**Data excerpt:**
▶

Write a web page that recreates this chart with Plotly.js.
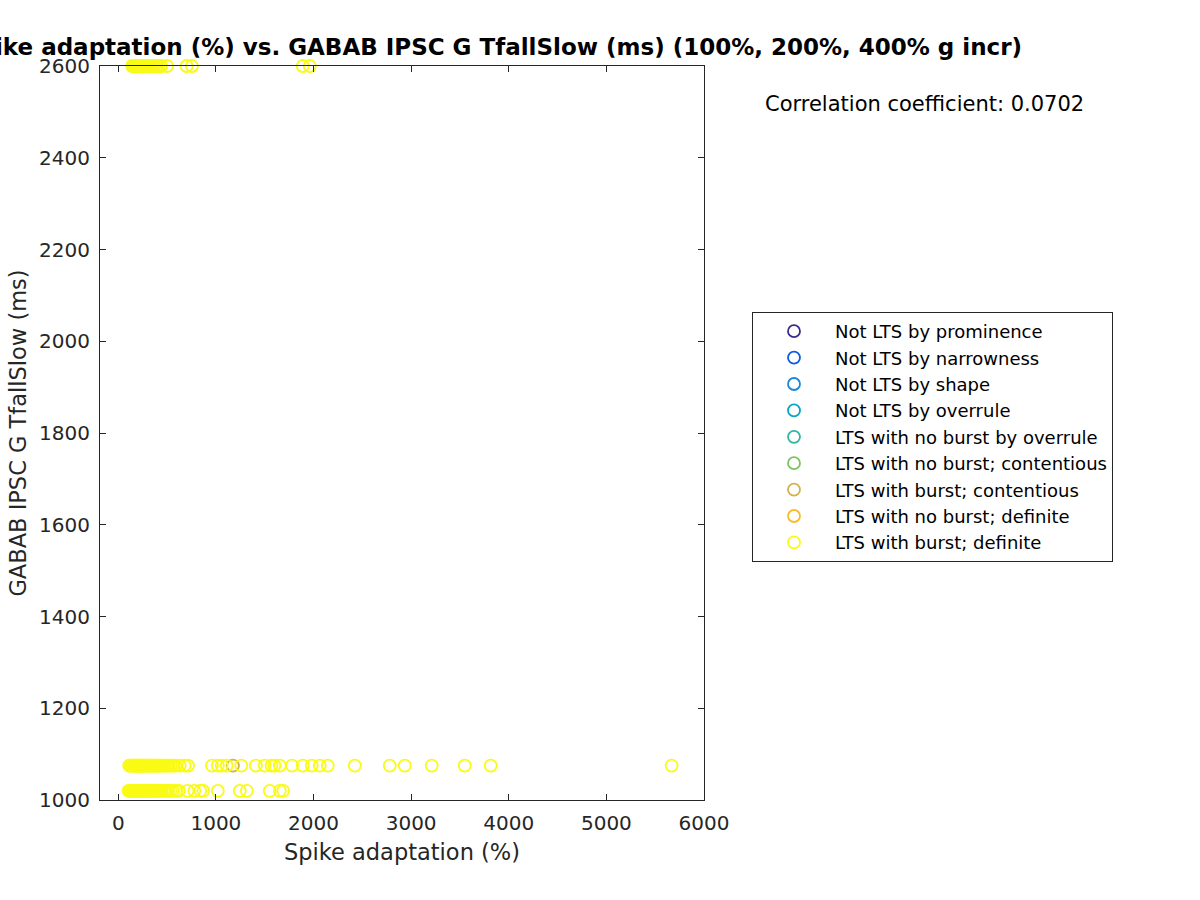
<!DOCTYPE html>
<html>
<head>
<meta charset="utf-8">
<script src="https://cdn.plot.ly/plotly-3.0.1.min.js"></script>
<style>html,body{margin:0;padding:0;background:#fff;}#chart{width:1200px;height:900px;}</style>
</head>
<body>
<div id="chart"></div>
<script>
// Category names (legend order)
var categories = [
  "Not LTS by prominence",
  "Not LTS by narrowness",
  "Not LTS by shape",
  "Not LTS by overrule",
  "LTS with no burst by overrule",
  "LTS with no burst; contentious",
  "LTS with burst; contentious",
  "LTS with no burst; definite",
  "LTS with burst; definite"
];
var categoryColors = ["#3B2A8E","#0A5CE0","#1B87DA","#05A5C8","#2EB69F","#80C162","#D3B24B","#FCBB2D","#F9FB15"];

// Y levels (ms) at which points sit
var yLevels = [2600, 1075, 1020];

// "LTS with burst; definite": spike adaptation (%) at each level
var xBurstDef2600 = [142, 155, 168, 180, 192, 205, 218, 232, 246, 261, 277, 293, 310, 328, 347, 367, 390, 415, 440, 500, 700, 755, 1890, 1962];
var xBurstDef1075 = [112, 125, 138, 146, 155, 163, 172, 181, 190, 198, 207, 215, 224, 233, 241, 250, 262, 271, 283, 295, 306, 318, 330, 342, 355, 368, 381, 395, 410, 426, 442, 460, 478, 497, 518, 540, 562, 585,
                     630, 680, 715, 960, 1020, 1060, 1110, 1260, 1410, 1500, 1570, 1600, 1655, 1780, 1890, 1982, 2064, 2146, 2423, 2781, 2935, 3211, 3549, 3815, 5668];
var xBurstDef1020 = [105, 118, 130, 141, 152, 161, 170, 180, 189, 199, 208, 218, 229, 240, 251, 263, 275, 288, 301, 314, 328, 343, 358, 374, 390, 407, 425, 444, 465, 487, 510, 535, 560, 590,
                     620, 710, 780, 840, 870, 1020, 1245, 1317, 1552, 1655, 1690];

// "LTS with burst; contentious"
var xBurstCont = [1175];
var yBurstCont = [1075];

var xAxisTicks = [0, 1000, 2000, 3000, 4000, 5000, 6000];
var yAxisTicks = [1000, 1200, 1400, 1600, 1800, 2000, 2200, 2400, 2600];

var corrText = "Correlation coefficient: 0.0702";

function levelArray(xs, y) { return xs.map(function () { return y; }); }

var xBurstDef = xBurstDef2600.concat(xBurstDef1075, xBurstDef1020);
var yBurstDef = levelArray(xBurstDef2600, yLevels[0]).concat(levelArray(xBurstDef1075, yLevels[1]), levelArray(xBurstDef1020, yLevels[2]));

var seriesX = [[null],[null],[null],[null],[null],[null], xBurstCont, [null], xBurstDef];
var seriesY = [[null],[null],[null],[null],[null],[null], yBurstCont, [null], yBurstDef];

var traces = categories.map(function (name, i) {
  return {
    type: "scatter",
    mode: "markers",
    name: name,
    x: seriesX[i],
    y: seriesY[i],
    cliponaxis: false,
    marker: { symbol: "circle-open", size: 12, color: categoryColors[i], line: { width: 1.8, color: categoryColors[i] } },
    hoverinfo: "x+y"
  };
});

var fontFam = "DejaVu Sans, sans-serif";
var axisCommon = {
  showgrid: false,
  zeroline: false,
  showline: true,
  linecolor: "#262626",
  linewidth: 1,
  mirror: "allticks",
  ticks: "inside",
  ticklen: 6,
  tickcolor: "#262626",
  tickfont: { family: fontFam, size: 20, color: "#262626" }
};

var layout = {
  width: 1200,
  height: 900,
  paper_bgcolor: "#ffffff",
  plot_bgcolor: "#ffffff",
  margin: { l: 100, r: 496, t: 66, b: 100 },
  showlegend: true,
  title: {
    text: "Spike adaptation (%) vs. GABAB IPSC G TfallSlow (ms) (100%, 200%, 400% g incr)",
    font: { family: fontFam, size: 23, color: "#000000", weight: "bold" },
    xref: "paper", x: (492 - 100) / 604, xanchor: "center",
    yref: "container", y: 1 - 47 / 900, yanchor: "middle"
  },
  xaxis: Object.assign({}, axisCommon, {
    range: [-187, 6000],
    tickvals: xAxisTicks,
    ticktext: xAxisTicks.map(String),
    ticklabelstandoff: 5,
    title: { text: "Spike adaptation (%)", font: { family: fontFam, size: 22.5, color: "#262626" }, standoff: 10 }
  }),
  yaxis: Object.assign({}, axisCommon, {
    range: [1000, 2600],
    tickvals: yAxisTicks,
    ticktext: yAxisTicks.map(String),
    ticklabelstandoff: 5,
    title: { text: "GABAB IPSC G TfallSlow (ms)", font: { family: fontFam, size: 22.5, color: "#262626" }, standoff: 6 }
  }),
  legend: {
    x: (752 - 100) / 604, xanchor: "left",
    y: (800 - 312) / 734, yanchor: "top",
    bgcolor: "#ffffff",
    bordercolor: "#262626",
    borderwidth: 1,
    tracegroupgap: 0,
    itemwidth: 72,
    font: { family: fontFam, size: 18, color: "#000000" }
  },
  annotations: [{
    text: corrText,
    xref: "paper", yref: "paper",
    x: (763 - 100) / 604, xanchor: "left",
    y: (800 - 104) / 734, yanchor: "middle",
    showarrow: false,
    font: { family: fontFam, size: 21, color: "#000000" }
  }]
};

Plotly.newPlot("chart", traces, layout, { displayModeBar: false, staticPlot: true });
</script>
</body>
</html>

◀

**Task brief:**
Return only the lines running from the top of the data to the line that holds "var yLevels = [2600, 1075, 1020];". Include both of those lines, but skip the pictures.

**Exercise response:**
Write a web page that recreates this chart with Plotly.js.
<!DOCTYPE html>
<html>
<head>
<meta charset="utf-8">
<script src="https://cdn.plot.ly/plotly-3.0.1.min.js"></script>
<style>html,body{margin:0;padding:0;background:#fff;}#chart{width:1200px;height:900px;}</style>
</head>
<body>
<div id="chart"></div>
<script>
// Category names (legend order)
var categories = [
  "Not LTS by prominence",
  "Not LTS by narrowness",
  "Not LTS by shape",
  "Not LTS by overrule",
  "LTS with no burst by overrule",
  "LTS with no burst; contentious",
  "LTS with burst; contentious",
  "LTS with no burst; definite",
  "LTS with burst; definite"
];
var categoryColors = ["#3B2A8E","#0A5CE0","#1B87DA","#05A5C8","#2EB69F","#80C162","#D3B24B","#FCBB2D","#F9FB15"];

// Y levels (ms) at which points sit
var yLevels = [2600, 1075, 1020];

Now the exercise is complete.